- Listed records -
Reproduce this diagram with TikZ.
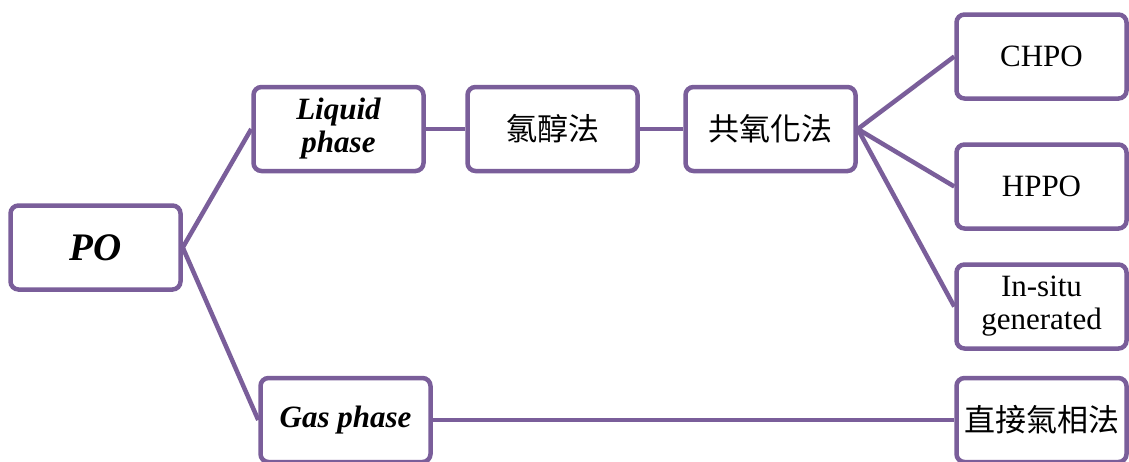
\documentclass[tikz,border=0pt]{standalone}
\usepackage{fontspec}
\setmainfont{Liberation Serif}
\newfontfamily\cjk{Noto Sans CJK TC}
\definecolor{boxpurple}{RGB}{122,94,154}
\begin{document}
\begin{tikzpicture}[x=1pt,y=-1pt,
  box/.style={draw=boxpurple, line width=4.5pt, rounded corners=8pt, fill=white,
    minimum width=170pt, minimum height=84pt, inner sep=2pt, align=center,
    font=\fontsize{31}{33}\selectfont},
  emph/.style={font=\fontsize{31}{33}\selectfont\bfseries\itshape},
  zh/.style={font=\fontsize{31}{33}\selectfont\cjk},
  conn/.style={draw=boxpurple, line width=4.5pt}]
\clip (0,0) rectangle (1129,461);
\fill[white] (0,0) rectangle (1129,461);
\node[box, font=\fontsize{39}{41}\selectfont\bfseries\itshape] (po) at (95.5,247.5) {PO};
\node[box, emph] (liq) at (338.5,129) {Liquid\\phase};
\node[box, zh] (lc) at (552.5,129) {氯醇法};
\node[box, zh] (gy) at (770.5,129) {共氧化法};
\node[box] (chpo) at (1041.5,56.5) {CHPO};
\node[box] (hppo) at (1041.5,186.5) {HPPO};
\node[box] (insitu) at (1041.5,306.5) {In-situ\\generated};
\node[box, emph] (gas) at (345.5,420) {Gas phase};
\node[box, zh] (zj) at (1041.5,420) {直接氣相法};
\draw[conn] (po.east) -- (liq.west);
\draw[conn] (po.east) -- (gas.west);
\draw[conn] (liq.east) -- (lc.west);
\draw[conn] (lc.east) -- (gy.west);
\draw[conn] (gy.east) -- (chpo.west);
\draw[conn] (gy.east) -- (hppo.west);
\draw[conn] (gy.east) -- (insitu.west);
\draw[conn] (gas.east) -- (zj.west);
\end{tikzpicture}
\end{document}
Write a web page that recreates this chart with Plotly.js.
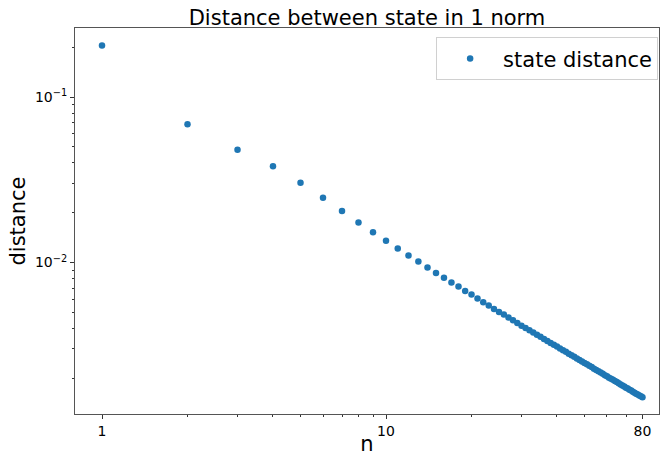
<!DOCTYPE html>
<html>
<head>
<meta charset="utf-8">
<script src="https://cdn.plot.ly/plotly-3.0.1.min.js"></script>
<style>html,body{margin:0;padding:0;background:#fff;} #chart{width:660px;height:456px;}</style>
</head>
<body>
<div id="chart"></div>
<script>
const n = [];
for (let i = 1; i <= 80; i++) n.push(i);

const distance = [
  0.2056, 0.0686, 0.0481, 0.0382, 0.0304, 0.0246, 0.0205, 0.01748, 0.01526, 0.01352,
  0.01216, 0.01103, 0.01014, 0.00933, 0.00865, 0.00809, 0.00756, 0.00715, 0.00673, 0.00640,
  0.00605, 0.00575, 0.00549, 0.00523, 0.00502, 0.00484, 0.00464, 0.00447, 0.00430, 0.00415,
  0.00402, 0.00389, 0.00377, 0.00366, 0.00355, 0.00345, 0.00335, 0.00326, 0.00318, 0.00310,
  0.00302, 0.00295, 0.00288, 0.00281, 0.00275, 0.00269, 0.00263, 0.00257, 0.00252, 0.00247,
  0.00242, 0.00237, 0.00233, 0.00228, 0.00224, 0.00220, 0.00216, 0.00212, 0.00208, 0.00205,
  0.00201, 0.00198, 0.00195, 0.00192, 0.00189, 0.00186, 0.00183, 0.00180, 0.00178, 0.00175,
  0.00173, 0.00170, 0.00168, 0.00165, 0.00163, 0.00161, 0.00159, 0.00157, 0.00155, 0.00153
];

const xTickVals = [1, 10, 80];
const xTickText = ['1', '10', '80'];
const xMinorVals = [2, 3, 4, 5, 6, 7, 8, 9, 20, 30, 40, 50, 60, 70];
const yTickVals = [0.1, 0.01];
const yTickText = ['10<sup>\u22121</sup>', '10<sup>\u22122</sup>'];
const yMinorVals = [0.002, 0.003, 0.004, 0.005, 0.006, 0.007, 0.008, 0.009,
                    0.02, 0.03, 0.04, 0.05, 0.06, 0.07, 0.08, 0.09, 0.2];

const FONT = 'DejaVu Sans, sans-serif';

const trace = {
  x: n, y: distance, type: 'scatter', mode: 'markers', name: 'state distance',
  marker: {color: '#1f77b4', size: 6.5}
};

const layout = {
  width: 660, height: 456,
  paper_bgcolor: '#fff', plot_bgcolor: '#fff',
  margin: {l: 75, r: 1, t: 28, b: 42},
  font: {family: FONT, color: '#000'},
  title: {text: 'Distance between state in 1 norm', font: {size: 21, family: FONT, color: '#000'},
          x: 0.5, xref: 'paper', xanchor: 'center', y: 1, yref: 'paper', yanchor: 'bottom', pad: {b: 3}},
  showlegend: true,
  legend: {x: 0.9985, xanchor: 'right', y: 0.976, yanchor: 'top',
           bgcolor: 'rgba(255,255,255,0.8)', bordercolor: '#d0d0d0', borderwidth: 1,
           font: {size: 21, family: FONT, color: '#000'}, itemwidth: 56},
  xaxis: {
    type: 'log', range: [-0.0951, 1.9613], autorange: false,
    showgrid: false, zeroline: false,
    showline: true, linecolor: '#555', linewidth: 1, mirror: true,
    ticks: 'outside', ticklen: 4, tickwidth: 1, tickcolor: '#333',
    tickmode: 'array', tickvals: xTickVals, ticktext: xTickText,
    tickfont: {size: 14, family: FONT, color: '#000'},
    minor: {tickmode: 'array', tickvals: xMinorVals, ticks: 'outside', ticklen: 2, tickcolor: '#333', showgrid: false},
    title: {text: 'n', font: {size: 21, family: FONT, color: '#000'}, standoff: 6}
  },
  yaxis: {
    type: 'log', range: [-2.9164, -0.5818], autorange: false,
    showgrid: false, zeroline: false,
    showline: true, linecolor: '#555', linewidth: 1, mirror: true,
    ticks: 'outside', ticklen: 4, tickwidth: 1, tickcolor: '#333',
    tickmode: 'array', tickvals: yTickVals, ticktext: yTickText,
    tickfont: {size: 14, family: FONT, color: '#000'},
    minor: {tickmode: 'array', tickvals: yMinorVals, ticks: 'outside', ticklen: 2, tickcolor: '#333', showgrid: false},
    title: {text: 'distance', font: {size: 21, family: FONT, color: '#000'}, standoff: 3}
  }
};

Plotly.newPlot('chart', [trace], layout, {displayModeBar: false, staticPlot: true});
</script>
</body>
</html>
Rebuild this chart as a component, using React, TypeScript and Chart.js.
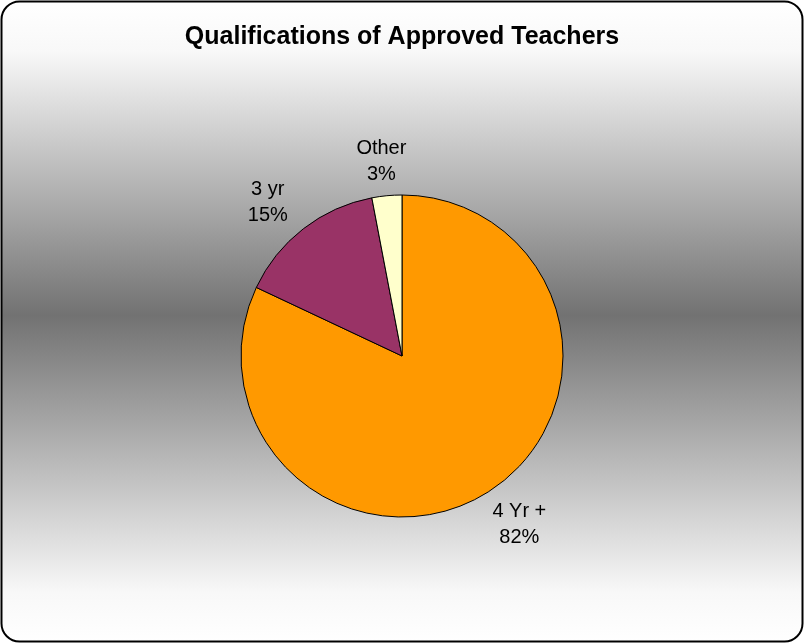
import React, { useEffect, useRef } from "react";
import { Chart, registerables } from "chart.js";

Chart.register(...registerables);

const categories: string[] = ["4 Yr +", "3 yr", "Other"];
const values: number[] = [82, 15, 3];
const sliceColors: string[] = ["#FF9900", "#993366", "#FFFFCC"];
const titleText = "Qualifications of Approved Teachers";

const FONT = "'Liberation Sans', Arial, Helvetica, sans-serif";

function roundRect(ctx: CanvasRenderingContext2D, x: number, y: number, w: number, h: number, r: number) {
  ctx.beginPath();
  ctx.moveTo(x + r, y);
  ctx.lineTo(x + w - r, y);
  ctx.arcTo(x + w, y, x + w, y + r, r);
  ctx.lineTo(x + w, y + h - r);
  ctx.arcTo(x + w, y + h, x + w - r, y + h, r);
  ctx.lineTo(x + r, y + h);
  ctx.arcTo(x, y + h, x, y + h - r, r);
  ctx.lineTo(x, y + r);
  ctx.arcTo(x, y, x + r, y, r);
  ctx.closePath();
}

const backgroundPlugin = {
  id: "bgPlugin",
  beforeDraw(chart: any) {
    const ctx: CanvasRenderingContext2D = chart.ctx;
    const w = chart.width;
    const h = chart.height;
    ctx.save();
    ctx.fillStyle = "#ffffff";
    ctx.fillRect(0, 0, w, h);
    const g = ctx.createLinearGradient(0, 0, 0, h);
    g.addColorStop(0, "#ffffff");
    g.addColorStop(0.08, "#f8f8f8");
    g.addColorStop(0.49, "#727272");
    g.addColorStop(0.92, "#f8f8f8");
    g.addColorStop(1, "#ffffff");
    roundRect(ctx, 1.5, 1.5, w - 4, h - 4, 18);
    ctx.fillStyle = g;
    ctx.fill();
    ctx.lineWidth = 2;
    ctx.strokeStyle = "#000000";
    ctx.stroke();
    ctx.restore();
  },
};

const labelPlugin = {
  id: "sliceLabels",
  afterDatasetsDraw(chart: any) {
    const ctx: CanvasRenderingContext2D = chart.ctx;
    const meta = chart.getDatasetMeta(0);
    const data: number[] = chart.data.datasets[0].data;
    const total = data.reduce((a, b) => a + b, 0);
    ctx.save();
    ctx.font = `20px ${FONT}`;
    ctx.fillStyle = "#000000";
    ctx.textAlign = "center";
    ctx.textBaseline = "middle";
    meta.data.forEach((arc: any, i: number) => {
      const p = arc.getProps(["x", "y", "startAngle", "endAngle", "outerRadius"], true);
      const mid = (p.startAngle + p.endAngle) / 2;
      const cx = p.x + Math.cos(mid) * (p.outerRadius + 58);
      const cy = p.y + Math.sin(mid) * (p.outerRadius + 36) + 2;
      const pct = Math.round((data[i] / total) * 100) + "%";
      ctx.fillText(chart.data.labels[i], cx, cy - 13);
      ctx.fillText(pct, cx, cy + 13);
    });
    ctx.restore();
  },
};

export default function App() {
  const ref = useRef<HTMLCanvasElement | null>(null);
  useEffect(() => {
    if (!ref.current) return;
    const chart = new Chart(ref.current, {
      type: "pie",
      data: {
        labels: categories,
        datasets: [
          {
            data: values,
            backgroundColor: sliceColors,
            borderColor: "#000000",
            borderWidth: 1,
            hoverOffset: 0,
            radius: 161,
          } as any,
        ],
      },
      options: {
        responsive: false,
        animation: false,
        devicePixelRatio: 1,
        events: [],
        layout: { padding: { top: 0, bottom: 14, left: 0, right: 1 } },
        plugins: {
          legend: { display: false },
          tooltip: { enabled: false },
          title: {
            display: true,
            text: titleText,
            color: "#000000",
            font: { family: FONT, size: 25, weight: "bold" },
            padding: { top: 22, bottom: 30 },
          },
        },
      },
      plugins: [backgroundPlugin, labelPlugin],
    });
    return () => chart.destroy();
  }, []);
  return (
    <div style={{ position: "fixed", left: 0, top: 0, width: 805, height: 644 }}>
      <canvas ref={ref} width={805} height={644} style={{ display: "block" }} />
    </div>
  );
}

- Exercise description -
Go to the line that contains "Write a web" and copy from there down to the line that contains "for (let i = 1; i <= 80; i++) n.push(i);", with both lines included. Pass over the pictures.

- Exercise answer -
Write a web page that recreates this chart with Plotly.js.
<!DOCTYPE html>
<html>
<head>
<meta charset="utf-8">
<script src="https://cdn.plot.ly/plotly-3.0.1.min.js"></script>
<style>html,body{margin:0;padding:0;background:#fff;} #chart{width:660px;height:456px;}</style>
</head>
<body>
<div id="chart"></div>
<script>
const n = [];
for (let i = 1; i <= 80; i++) n.push(i);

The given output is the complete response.